[GTALUG] XFCE on regular Red Hat
D. Hugh Redelmeier
hugh at mimosa.com
Sat Jul 25 16:59:17 UTC 2015
| From: David Collier-Brown <davec-b at rogers.com>
| For a long time, I've been using the Fedora XFCE spin, but wanted to build a
| new for-work dev machine and got RHEL 7.2, so I would have a supported version
| to host recent tools on.
|
| Fedora is fun, but tends to lag in app versions while being at the bleeding
| edge in kernel versions,
I hadn't noticed that. Can you give an example of a package that
mattered to you?
I was under the (untested) impression that Fedora updates applications
more frequently than Ubuntu. But maybe that's because, where I use
Ubuntu, I usually use LTS.
RHEL really does keep applications stable to a fault. That's what
their mandate is. They've recently softened this with a new scheme
that lets you choose to bolt on blessed updated subsystems ("software
collections"). These are not replacements but additions.

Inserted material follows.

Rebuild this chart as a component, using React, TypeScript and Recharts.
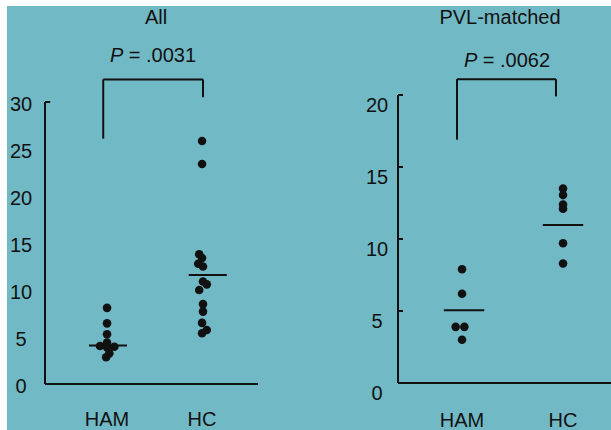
import React from 'react';
import { ScatterChart, Scatter, XAxis, YAxis, ReferenceLine } from 'recharts';

const categories = ['HAM', 'HC'];

// "All" panel
const allHamValues = [8.1, 6.45, 5.3, 4.4, 4.04, 3.9, 3.97, 3.26, 2.84];
const allHamOffsets = [0, 0, 0, 0, -0.074, 0, 0.077, 0.024, -0.01];
const allHcValues = [25.85, 23.4, 13.8, 13.4, 12.8, 12.5, 10.9, 10.6, 10.0, 8.5, 7.7, 6.5, 5.75, 5.4];
const allHcOffsets = [0, 0, -0.03, 0, -0.04, 0.01, 0.01, 0.05, -0.03, 0.01, 0.01, 0, 0.05, 0];
const allMedians = [4.1, 11.6];
const allTicks = [0, 5, 10, 15, 20, 25, 30];

// "PVL-matched" panel
const pvlHamValues = [7.9, 6.2, 3.9, 3.9, 3.0];
const pvlHamOffsets = [0, 0, -0.063, 0.023, 0];
const pvlHcValues = [13.5, 13.05, 12.4, 12.1, 9.7, 8.3];
const pvlHcOffsets = [0, 0, 0, 0, 0, 0];
const pvlMedians = [5.05, 10.97];
const pvlTicks = [0, 5, 10, 15, 20];

const INK = '#111';
const BG = '#72b9c6';
const FONT = '"Liberation Sans", Arial, sans-serif';

const toPoints = (values: number[], offsets: number[], group: number) =>
  values.map((v, i) => ({ x: group + 1 + offsets[i], y: v }));

const Dot = (p: any) => <circle cx={p.cx} cy={p.cy} r={4.3} fill={INK} />;

type PanelProps = {
  left: number;
  width: number;
  height: number;
  marginTop: number;
  marginRight: number;
  yAxisWidth: number;
  xAxisHeight: number;
  yMax: number;
  yTicks: number[];
  yTickMargin: number;
  yTickDy: number;
  showTickLines: boolean;
  xDomain: [number, number];
  xTickMargin: number;
  points: { x: number; y: number }[];
  medians: number[];
  medianShift: number[];
  bracketX: number[];
  bracketBottom: number[];
  bracketTop: number;
};

const Panel = (p: PanelProps) => {
  const line = { stroke: INK, strokeWidth: 2 };
  return (
    <div style={{ position: 'absolute', left: p.left, top: 0 }}>
      <ScatterChart
        width={p.width}
        height={p.height}
        margin={{ top: p.marginTop, right: p.marginRight, left: 0, bottom: 0 }}
      >
        <XAxis
          type="number"
          dataKey="x"
          domain={p.xDomain}
          allowDataOverflow
          ticks={[1, 2]}
          tickFormatter={(v: number) => categories[Math.round(v) - 1]}
          height={p.xAxisHeight}
          axisLine={line}
          tickLine={false}
          tickSize={0}
          tickMargin={p.xTickMargin}
          tick={{ fill: INK, fontSize: 20, fontFamily: FONT }}
        />
        <YAxis
          type="number"
          dataKey="y"
          domain={[0, p.yMax]}
          allowDataOverflow
          ticks={p.yTicks}
          width={p.yAxisWidth}
          axisLine={line}
          tickLine={p.showTickLines ? line : false}
          tickSize={-5}
          tickMargin={p.yTickMargin}
          tick={{ fill: INK, fontSize: 20, fontFamily: FONT, textAnchor: 'middle', dy: p.yTickDy }}
        />
        {!p.showTickLines && (
          <ReferenceLine
            segment={[
              { x: p.xDomain[0], y: p.yMax },
              { x: p.xDomain[0] + 0.055, y: p.yMax },
            ]}
            ifOverflow="visible"
            {...line}
          />
        )}
        <Scatter data={p.points} shape={Dot} isAnimationActive={false} />
        {p.medians.map((m, i) => (
          <ReferenceLine
            key={'m' + i}
            segment={[
              { x: i + 1 + p.medianShift[i] - 0.2, y: m },
              { x: i + 1 + p.medianShift[i] + 0.2, y: m },
            ]}
            ifOverflow="visible"
            {...line}
          />
        ))}
        {p.bracketX.map((bx, i) => (
          <ReferenceLine
            key={'b' + i}
            segment={[
              { x: bx, y: p.bracketBottom[i] },
              { x: bx, y: p.bracketTop },
            ]}
            ifOverflow="visible"
            {...line}
          />
        ))}
        <ReferenceLine
          segment={[
            { x: p.bracketX[0], y: p.bracketTop },
            { x: p.bracketX[1], y: p.bracketTop },
          ]}
          ifOverflow="visible"
          {...line}
        />
      </ScatterChart>
    </div>
  );
};

const Title = ({ x, y, children }: { x: number; y: number; children: React.ReactNode }) => (
  <div
    style={{
      position: 'absolute',
      left: x - 100,
      top: y,
      width: 200,
      textAlign: 'center',
      fontSize: 20,
      lineHeight: '20px',
      color: INK,
      fontFamily: FONT,
    }}
  >
    {children}
  </div>
);

export default function App() {
  return (
    <div
      style={{
        position: 'absolute',
        left: 7,
        top: 6,
        width: 604,
        height: 424,
        background: BG,
        overflow: 'hidden',
      }}
    >
      <Panel
        left={0}
        width={260}
        height={424}
        marginTop={96}
        marginRight={9}
        yAxisWidth={38}
        xAxisHeight={46}
        yMax={30}
        yTicks={allTicks}
        yTickMargin={29}
        yTickDy={2}
        showTickLines={false}
        xDomain={[0.347, 2.589]}
        xTickMargin={28}
        points={[...toPoints(allHamValues, allHamOffsets, 0), ...toPoints(allHcValues, allHcOffsets, 1)]}
        medians={allMedians}
        medianShift={[0.01, 0.06]}
        bracketX={[0.96, 2.01]}
        bracketBottom={[26.1, 30.5]}
        bracketTop={32.4}
      />
      <Panel
        left={333}
        width={280}
        height={424}
        marginTop={89}
        marginRight={0}
        yAxisWidth={58}
        xAxisHeight={47}
        yMax={20}
        yTicks={pvlTicks}
        yTickMargin={26}
        yTickDy={10}
        showTickLines={true}
        xDomain={[0.366, 2.564]}
        xTickMargin={30}
        points={[...toPoints(pvlHamValues, pvlHamOffsets, 0), ...toPoints(pvlHcValues, pvlHcOffsets, 1)]}
        medians={pvlMedians}
        medianShift={[0.02, 0]}
        bracketX={[0.95, 1.93]}
        bracketBottom={[16.9, 19.9]}
        bracketTop={21.1}
      />
      <Title x={156 - 7} y={7 - 6}>All</Title>
      <Title x={153 - 7} y={45 - 6}>
        <i>P</i> = .0031
      </Title>
      <Title x={500 - 7} y={7 - 6}>PVL-matched</Title>
      <Title x={507 - 7} y={50 - 6}>
        <i>P</i> = .0062
      </Title>
    </div>
  );
}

Keeping packages current, if it is done right, is a lot of labour.
Doing it wrong causes grief for the user. I imagine only the
well-resourced distros can do it themselves for a broad range of
packages. Debian does it for many downstream distros.
Stability vs quick adoption of change is a tradeoff. In my (limited)
world, I put these as useful points on a spectrum:
RHEL 6, RHEL 7, Ubuntu LTS 12.04, Ubuntu LTS 14.04, Ubuntu, Fedora
I don't really have a feel for where to place the various Debian
streams.
I never end up using XFCE so I cannot address that.